Please copy out exactly, and only, the lines between the line with "Write the seaborn" and the line with "SPINE_COLOR = '#C5DDF0'", both included. Pictures are to be omitted.
#### Excerpted records ####
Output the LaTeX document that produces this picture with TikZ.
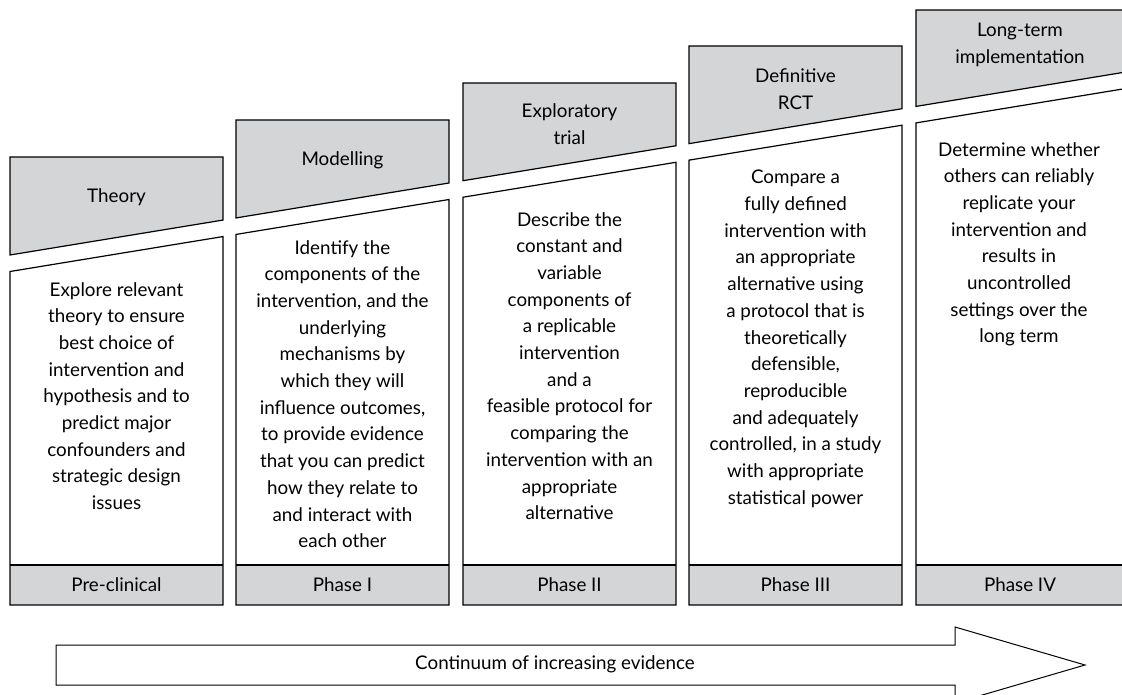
\documentclass[tikz,border=0pt]{standalone}
\usepackage{fontspec}
\setmainfont{Lato}
\definecolor{boxgray}{RGB}{212,213,215}
\begin{document}
\begin{tikzpicture}[x=1pt,y=-1pt,
  panel/.style={draw=black,line width=1.2pt,line join=miter},
  txt/.style={font=\fontsize{18.8}{26.7}\selectfont,align=center,inner sep=0pt,text=black},
  arrowshape/.style={draw=black,line width=1pt,fill=white,line join=miter}]
\useasboundingbox (0,0) rectangle (1122,695);
\begin{scope}
\clip (0,0) rectangle (1122,695);
\foreach \L/\T in {10/157,236/120,463/83,689/46,916/10}{
  \pgfmathsetmacro\R{\L+213}
  \pgfmathsetmacro\gL{255-0.164*(\L-10)}
  \pgfmathsetmacro\gR{255-0.164*(\R-10)}
  \pgfmathsetmacro\wL{\gL+16.5}
  \pgfmathsetmacro\wR{\gR+16.5}
  \draw[panel,fill=boxgray] (\L,\T) -- (\R,\T) -- (\R,\gR) -- (\L,\gL) -- cycle;
  \fill[boxgray] (\L,565) rectangle (\R,605);
  \draw[panel] (\L,\wL) -- (\R,\wR) -- (\R,605) -- (\L,605) -- cycle;
  \draw[panel] (\L,565) -- (\R,565);
}
\draw[arrowshape] (56,645) -- (955,645) -- (955,627) -- (1085,665) -- (955,703) -- (955,685) -- (56,685) -- cycle;
\end{scope}

% headers
\node[txt] (h1) at (116.5,197) {Theory};
\node[txt] (h2) at (342.5,160) {Modelling};
\node[txt] (h3) at (569.5,124) {Exploratory\\trial};
\node[txt] (h4) at (795.5,89) {Definitive\\RCT};
\node[txt] (h5) at (1020,45) {Long-term\\implementation};

% bodies
\node[txt,anchor=north] (b1) at (116.5,282) {Explore relevant\\theory to ensure\\best choice of\\intervention and\\hypothesis and to\\predict major\\confounders and\\strategic design\\issues};
\node[txt,anchor=north] (b2) at (342.5,240) {Identify the\\components of the\\intervention, and the\\underlying\\mechanisms by\\which they will\\influence outcomes,\\to provide evidence\\that you can predict\\how they relate to\\and interact with\\each other};
\node[txt,anchor=north] (b3) at (569.5,212) {Describe the\\constant and\\variable\\components of\\a replicable\\intervention\\and a\\feasible protocol for\\comparing the\\intervention with an\\appropriate\\alternative};
\node[txt,anchor=north] (b4) at (795.5,170) {Compare a\\fully defined\\intervention with\\an appropriate\\alternative using\\a protocol that is\\theoretically\\defensible,\\reproducible\\and adequately\\controlled, in a study\\with appropriate\\statistical power};
\node[txt,anchor=north] (b5) at (1019,142) {Determine whether\\others can reliably\\replicate your\\intervention and\\results in\\uncontrolled\\settings over the\\long term};

% phases
\node[txt] (p1) at (116.5,585) {Pre-clinical};
\node[txt] (p2) at (342.5,585) {Phase I};
\node[txt] (p3) at (569.5,585) {Phase II};
\node[txt] (p4) at (795.5,585) {Phase III};
\node[txt] (p5) at (1020,585) {Phase IV};

\node[txt] (cont) at (555,664) {Continuum of increasing evidence};
\end{tikzpicture}
\end{document}
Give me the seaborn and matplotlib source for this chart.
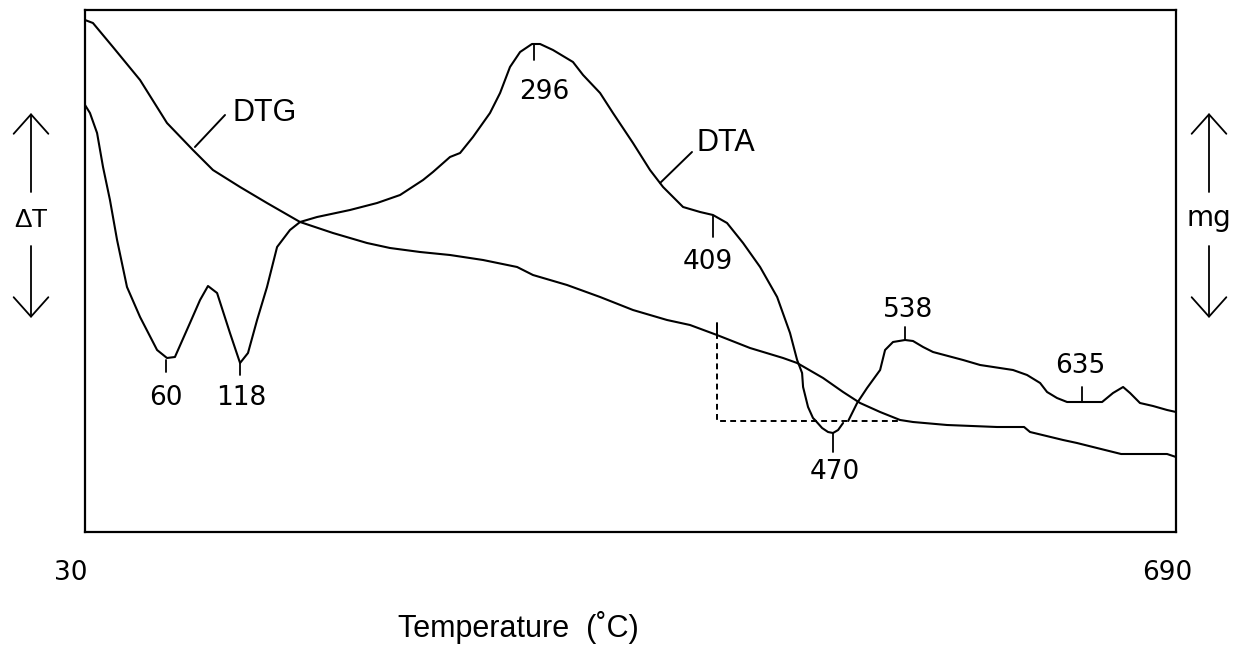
import numpy as np
import pandas as pd
import matplotlib
matplotlib.use("Agg")
import matplotlib.pyplot as plt
import matplotlib.transforms as mtransforms
import seaborn as sns

# ---------------- data (signal in arbitrary units) -------------
dta_temp_a = [30.0, 33.0, 37.3, 40.9, 45.1, 49.4, 55.4, 63.3, 73.6, 79.6, 84.4, 93.5,
              99.6, 104.4, 109.9, 117.7, 123.8, 128.6, 134.1, 140.1, 146.2, 154.0,
              160.1, 170.4, 190.3, 206.7, 220.6, 234.5, 240.5, 250.8, 256.9, 264.7,
              275.0, 281.1, 287.1, 293.2, 300.4, 305.3, 313.1, 325.2, 331.3, 341.6,
              349.4, 361.5, 371.8, 379.7, 391.8, 402.1, 409.9, 418.4, 428.1, 438.4,
              448.7, 456.5, 460.8, 463.8, 464.4, 467.4, 470.4, 471.6, 475.9, 479.5,
              482.5, 485.6, 488.6]
dta_val_a = [427, 419, 399, 365, 332, 292, 245, 215, 182, 174, 175, 209,
             232, 246, 239, 199, 169, 179, 212, 245, 285, 302,
             310, 315, 322, 329, 337, 352, 360, 375, 379, 395,
             419, 439, 465, 480, 488, 488, 482, 470, 457, 439,
             419, 389, 362, 345, 325, 320, 317, 309, 289, 265,
             235, 199, 172, 159, 145, 125, 114, 112, 104, 100,
             99, 102, 109]
dta_temp_b = [491.7, 497.1, 503.1, 511.0, 514.0, 518.8, 526.1, 530.9, 537.0, 543.0,
              561.2, 571.5, 591.4, 599.9, 607.8, 612.0, 618.0, 624.1, 645.3, 651.9,
              658.0, 662.2, 668.2, 676.1, 684.6, 690.0]
dta_val_b = [111, 129, 144, 162, 182, 190, 192, 191, 185, 180,
             172, 167, 162, 157, 149, 140, 134, 130, 130, 139,
             145, 139, 129, 126, 122, 120]

dtg_temp = [30.0, 34.8, 46.9, 63.3, 79.6, 95.3, 107.4, 123.8, 140.1, 160.1, 180.0,
            200.6, 214.5, 232.7, 250.8, 270.8, 291.4, 301.0, 321.6, 341.6, 361.5,
            382.1, 396.0, 412.3, 432.3, 452.3, 460.8, 476.5, 488.6, 498.9, 511.0,
            523.1, 530.9, 551.5, 581.7, 598.1, 601.7, 621.7, 630.1, 642.2, 656.8,
            684.6, 690.0]
dtg_val = [512, 509, 485, 452, 409, 382, 362, 345, 329, 310, 299,
           289, 284, 280, 277, 272, 265, 257, 247, 235, 222,
           212, 207, 197, 184, 174, 169, 154, 140, 129, 120,
           112, 110, 107, 105, 105, 100, 92, 89, 84, 78,
           78, 75]

# dashed construction line (onset of the 470 event)
dash_temp = [412.3, 412.3, 523.1]
dash_val = [209, 111, 111]

# peak annotations: label, temperature of tick, tick top, tick bottom, label T, label y
peak_labels = ["60", "118", "296", "409", "470", "538", "635"]
peak_tick_T = [79.0, 123.8, 301.6, 409.9, 482.5, 526.1, 633.2]
peak_tick_v0 = [172, 169, 488, 316, 99, 205, 145]
peak_tick_v1 = [160, 157, 472, 295, 80, 192, 131]
peak_label_T = [79.0, 124.5, 307.6, 406.9, 483.7, 527.9, 632.0]
peak_label_v = [134, 134, 440, 270, 60, 222, 166]

x_ticks = [30, 690]
x_tick_labels = ["30", "690"]

# ---------------- figure ----------------
sns.set_theme(style="white")
plt.rcParams["font.family"] = ["DejaVu Sans"]
plt.rcParams["text.color"] = "black"
plt.rcParams["xtick.color"] = "black"
plt.rcParams["axes.labelcolor"] = "black"

fig = plt.figure(figsize=(12.44, 6.57), dpi=100)
ax = fig.add_axes([85 / 1244, 1 - 532 / 657, (1176 - 85) / 1244, (532 - 10) / 657])

df = pd.concat([
    pd.DataFrame({"T": dta_temp_a, "v": dta_val_a, "curve": "DTA", "seg": "DTA-a"}),
    pd.DataFrame({"T": dta_temp_b, "v": dta_val_b, "curve": "DTA", "seg": "DTA-b"}),
    pd.DataFrame({"T": dtg_temp, "v": dtg_val, "curve": "DTG", "seg": "DTG"}),
], ignore_index=True)

sns.lineplot(data=df, x="T", y="v", hue="curve", units="seg", estimator=None,
             palette={"DTA": "black", "DTG": "black"}, linewidth=1.5,
             sort=False, legend=False, ax=ax)

ax.plot(dash_temp, dash_val, color="black", lw=1.4, linestyle=(0, (3, 2.2)))
ax.plot([dash_temp[0], dash_temp[0]], [dash_val[0], dash_val[0] - 14], color="black", lw=1.4)

for lab, tt, v0, v1, lt, lv in zip(peak_labels, peak_tick_T, peak_tick_v0, peak_tick_v1,
                                  peak_label_T, peak_label_v):
    ax.plot([tt, tt], [v0, v1], color="black", lw=1.3)
    ax.text(lt, lv, lab, ha="center", va="center", fontsize=19, color="black",
            family="DejaVu Sans")

# curve names with leader lines
ax.plot([96.5, 114.7], [385, 417], color="black", lw=1.4)
ax.text(119.5, 419, "DTG", ha="left", va="center", fontsize=22,
        family="Liberation Sans", color="black")
ax.plot([377.9, 397.2], [349, 380], color="black", lw=1.4)
ax.text(400.2, 389, "DTA", ha="left", va="center", fontsize=22,
        family="Liberation Sans", color="black")

ax.set_xlim(30, 690)
ax.set_ylim(0, 522)
ax.set_yticks([])
ax.set_xticks(x_ticks)
ax.set_xticklabels(x_tick_labels, fontsize=19, family="DejaVu Sans", color="black")
ax.tick_params(axis="x", length=0, pad=20)
# the hand-drawn labels sit a little left of the frame corners
for lbl, dx in zip(ax.get_xticklabels(), [-14, -9]):
    lbl.set_transform(lbl.get_transform() +
                      mtransforms.ScaledTranslation(dx / 100, 0, fig.dpi_scale_trans))
ax.set_xlabel("")
ax.set_ylabel("")
for sp in ax.spines.values():
    sp.set_color("black")
    sp.set_linewidth(1.6)

fig.text(518 / 1244, 1 - 627 / 657, "Temperature  (˚C)", ha="center", va="center",
         fontsize=22, family="Liberation Sans", color="black")

# side arrows and labels
def fxy(px, py):
    return (px / 1244, 1 - py / 657)

arrow_kw = dict(arrowstyle="->,head_length=1.4,head_width=1.25", lw=1.3, color="black",
                mutation_scale=10, shrinkA=0, shrinkB=0)
for px in [31, 1209]:
    ax.annotate("", xy=fxy(px, 113), xytext=fxy(px, 192), xycoords="figure fraction",
                textcoords="figure fraction", arrowprops=arrow_kw)
    ax.annotate("", xy=fxy(px, 318), xytext=fxy(px, 246), xycoords="figure fraction",
                textcoords="figure fraction", arrowprops=arrow_kw)

fig.text(31 / 1244, 1 - 220 / 657, "ΔT", ha="center", va="center", fontsize=19,
         family="Liberation Sans", color="black")
fig.text(1209 / 1244, 1 - 218 / 657, "mg", ha="center", va="center", fontsize=20,
         family="DejaVu Sans", color="black")

fig.savefig("out.png", dpi=100, facecolor="white")
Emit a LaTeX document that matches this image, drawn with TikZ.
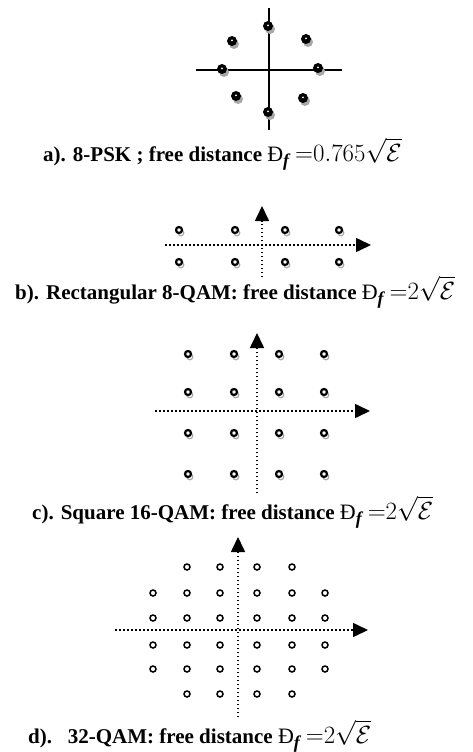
\documentclass[tikz,border=0pt]{standalone}
\usepackage{amsmath,amssymb}
\usepackage{fontspec}
\setmainfont{Liberation Serif}
\usepackage{tikz}
\usetikzlibrary{arrows.meta,shadows}
\definecolor{shade}{HTML}{A8A8A8}
\newcommand{\dfree}[1]{free distance {\fontsize{22}{24}\selectfont\mdseries Ɖ}\raisebox{-5pt}{\fontsize{18}{20}\selectfont\itshape f}\hspace{6pt}{\fontsize{27}{30}\selectfont$\mathord{=}#1\sqrt{\mathcal{E}}$}}

\begin{document}
\begin{tikzpicture}[x=1pt,y=-1pt,>={Triangle[length=15pt,width=14pt]},
  lbl/.style={anchor=base west,inner sep=0,font=\fontsize{21}{24}\selectfont\bfseries},
  psk/.style={circle,fill=black,minimum size=10pt,inner sep=0,
    general shadow={fill=shade,shadow xshift=2pt,shadow yshift=-3pt},
    path picture={\fill[white] ([yshift=.6pt]path picture bounding box.center) circle (1pt);}},
  qam/.style={circle,draw=black,line width=2.2pt,fill=white,minimum size=6pt,inner sep=0,
    general shadow={draw=shade,line width=1.2pt,fill=white,shadow xshift=1.8pt,shadow yshift=-2.8pt},
    path picture={\fill (path picture bounding box.center) circle (.7pt);}},
  ring/.style={circle,draw=black,line width=1.5pt,fill=white,minimum size=6pt,inner sep=0,
    path picture={\fill (path picture bounding box.center) circle (.5pt);}},
  axis/.style={line width=1.6pt,dash pattern=on 1.5pt off 2.5pt,->}]
\useasboundingbox (0,0) rectangle (473,752);
% a) 8-PSK
\draw[line width=2pt] (196,70) -- (342,70);
\draw[line width=2pt] (269,8) -- (269,130);
\foreach \x/\y [count=\i] in {268/26,306/39,318/68,303/98,268/112,236/96,222/69,232/41}
  \node[psk] (a-\i) at (\x,\y) {};
\node[lbl] (capa) at (43,161) {a). 8-PSK ; \dfree{0.765}};
% b) rectangular 8-QAM
\draw[axis] (165,245) -- (371,245);
\draw[axis] (262,277) -- (262,206);
\foreach \x [count=\i] in {179,235,285,339}
  \foreach \y [count=\j] in {230,262}
    \node[qam] (b-\i-\j) at (\x,\y) {};
\node[lbl] (capb) at (15,299) {b). Rectangular 8-QAM: \dfree{2}};
% c) square 16-QAM
\draw[axis] (155,411) -- (370,411);
\draw[axis] (257,493) -- (257,333);
\foreach \x [count=\i] in {188,234,279,324}
  \foreach \y [count=\j] in {354,392,433,474}
    \node[qam] (c-\i-\j) at (\x,\y) {};
\node[lbl] (capc) at (32,519) {c). Square 16-QAM: \dfree{2}};
% d) 32-QAM
\draw[axis] (115,630) -- (368,630);
\draw[axis] (238,717) -- (238,537);
\foreach \x [count=\i] in {153,187,220,257,292,325}
  \foreach \y [count=\j] in {567,593,618,645,669,694} {
    \ifnum\i=1 \ifnum\j=1 \else\ifnum\j=6 \else \node[ring] (d-\i-\j) at (\x,\y) {};\fi\fi
    \else\ifnum\i=6 \ifnum\j=1 \else\ifnum\j=6 \else \node[ring] (d-\i-\j) at (\x,\y) {};\fi\fi
    \else \node[ring] (d-\i-\j) at (\x,\y) {};\fi\fi}
\node[lbl] (capd) at (28,743) {d).\ \ \ 32-QAM: \dfree{2}};
\end{tikzpicture}
\end{document}
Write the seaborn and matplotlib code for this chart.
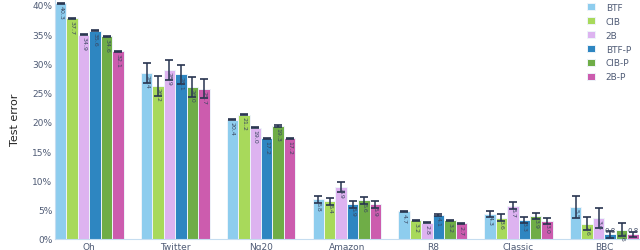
import matplotlib.pyplot as plt
import matplotlib.ticker as mtick
import pandas as pd
import seaborn as sns

# Data
DATASETS = ['Oh', 'Twitter', 'Ng20', 'Amazon', 'R8', 'Classic', 'BBC']
METHODS = ['BTF', 'CIB', '2B', 'BTF-P', 'CIB-P', '2B-P']

BTF = [40.3, 28.4, 20.4, 6.8, 4.7, 4.3, 5.5]
CIB = [37.7, 26.2, 21.2, 6.4, 3.2, 3.6, 2.6]
TWO_B = [34.9, 28.9, 19.0, 8.9, 2.8, 5.7, 3.6]
BTF_P = [35.6, 28.1, 17.2, 5.9, 4.1, 3.3, 0.8]
CIB_P = [34.6, 26.0, 19.3, 6.6, 3.2, 3.9, 1.6]
TWO_B_P = [32.1, 25.7, 17.2, 5.9, 2.7, 3.0, 0.8]

BTF_ERR = [0.1, 1.7, 0.1, 0.6, 0.1, 0.5, 1.9]
CIB_ERR = [0.1, 1.7, 0.1, 0.6, 0.1, 0.6, 1.1]
TWO_B_ERR = [0.1, 1.7, 0.1, 0.9, 0.1, 0.6, 1.7]
BTF_P_ERR = [0.1, 1.7, 0.1, 0.6, 0.1, 0.5, 0.6]
CIB_P_ERR = [0.1, 1.7, 0.1, 0.6, 0.1, 0.5, 1.1]
TWO_B_P_ERR = [0.1, 1.7, 0.1, 0.6, 0.1, 0.5, 0.45]

# Colors
PALETTE = ['#8ECDEE', '#A8D95B', '#DDB3F0', '#2E86C1', '#6FAD47', '#CC5CAE']
TICK_COLOR = '#4F5B75'
ERR_COLOR = '#27344F'
SPINE_COLOR = '#C5DDF0'

values = [BTF, CIB, TWO_B, BTF_P, CIB_P, TWO_B_P]
errors = [BTF_ERR, CIB_ERR, TWO_B_ERR, BTF_P_ERR, CIB_P_ERR, TWO_B_P_ERR]

rows = []
for m, vals, errs in zip(METHODS, values, errors):
    for d, v, e in zip(DATASETS, vals, errs):
        rows.append({'dataset': d, 'method': m, 'error': v, 'std': e})
df = pd.DataFrame(rows)

sns.set_style('white')
plt.rcParams['font.family'] = ['DejaVu Sans']

fig = plt.figure(figsize=(6.4, 2.51), dpi=100)
ax = fig.add_axes([0.086, 0.044, 0.912, 0.956])

sns.barplot(data=df, x='dataset', y='error', hue='method', palette=PALETTE,
            saturation=1, errorbar=None, width=0.8, linewidth=0.7,
            edgecolor='#EEF4FA', ax=ax)

# Error bars and value labels on each bar
for container, m in zip(ax.containers, METHODS):
    sub = df[df['method'] == m]
    for bar, v, e in zip(container, sub['error'], sub['std']):
        cx = bar.get_x() + bar.get_width() / 2
        ax.errorbar(cx, v, yerr=e, color=ERR_COLOR, capsize=3,
                    elinewidth=1.1, capthick=1.2, zorder=5)
        if v < 1.5:
            ax.text(cx, v + 0.3, f'{v:.1f}', ha='center', va='bottom',
                    fontsize=5, color='#3A4660', zorder=6)
        else:
            ax.text(cx, v - 0.25, f'{v:.1f}', ha='center', va='top',
                    rotation=270, fontsize=4.5, color='#3A4660', zorder=6)

ax.set_xlim(-0.4, 6.4)
ax.set_ylim(0, 41)
ax.set_yticks(range(0, 41, 5))
ax.yaxis.set_major_formatter(mtick.FormatStrFormatter('%d%%'))
ax.tick_params(axis='both', labelsize=6.5, colors=TICK_COLOR, length=0, pad=2)
ax.set_xlabel('')
ax.set_ylabel('Test error', fontsize=8, color='#222222', labelpad=9)

for side in ['top', 'right']:
    ax.spines[side].set_visible(False)
for side in ['left', 'bottom']:
    ax.spines[side].set_color(SPINE_COLOR)
    ax.spines[side].set_linewidth(0.8)

legend = ax.legend(loc='upper left', bbox_to_anchor=(0.905, 1.0), frameon=False,
                   fontsize=6.5, handlelength=0.9, handleheight=0.9,
                   labelspacing=0.55, handletextpad=1.2, borderaxespad=0)
for text in legend.get_texts():
    text.set_color(TICK_COLOR)

plt.savefig('out.png', dpi=100)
####
Solution to this problem:
Write the seaborn and matplotlib code for this chart.
import matplotlib.pyplot as plt
import matplotlib.ticker as mtick
import pandas as pd
import seaborn as sns

# Data
DATASETS = ['Oh', 'Twitter', 'Ng20', 'Amazon', 'R8', 'Classic', 'BBC']
METHODS = ['BTF', 'CIB', '2B', 'BTF-P', 'CIB-P', '2B-P']

BTF = [40.3, 28.4, 20.4, 6.8, 4.7, 4.3, 5.5]
CIB = [37.7, 26.2, 21.2, 6.4, 3.2, 3.6, 2.6]
TWO_B = [34.9, 28.9, 19.0, 8.9, 2.8, 5.7, 3.6]
BTF_P = [35.6, 28.1, 17.2, 5.9, 4.1, 3.3, 0.8]
CIB_P = [34.6, 26.0, 19.3, 6.6, 3.2, 3.9, 1.6]
TWO_B_P = [32.1, 25.7, 17.2, 5.9, 2.7, 3.0, 0.8]

BTF_ERR = [0.1, 1.7, 0.1, 0.6, 0.1, 0.5, 1.9]
CIB_ERR = [0.1, 1.7, 0.1, 0.6, 0.1, 0.6, 1.1]
TWO_B_ERR = [0.1, 1.7, 0.1, 0.9, 0.1, 0.6, 1.7]
BTF_P_ERR = [0.1, 1.7, 0.1, 0.6, 0.1, 0.5, 0.6]
CIB_P_ERR = [0.1, 1.7, 0.1, 0.6, 0.1, 0.5, 1.1]
TWO_B_P_ERR = [0.1, 1.7, 0.1, 0.6, 0.1, 0.5, 0.45]

# Colors
PALETTE = ['#8ECDEE', '#A8D95B', '#DDB3F0', '#2E86C1', '#6FAD47', '#CC5CAE']
TICK_COLOR = '#4F5B75'
ERR_COLOR = '#27344F'
SPINE_COLOR = '#C5DDF0'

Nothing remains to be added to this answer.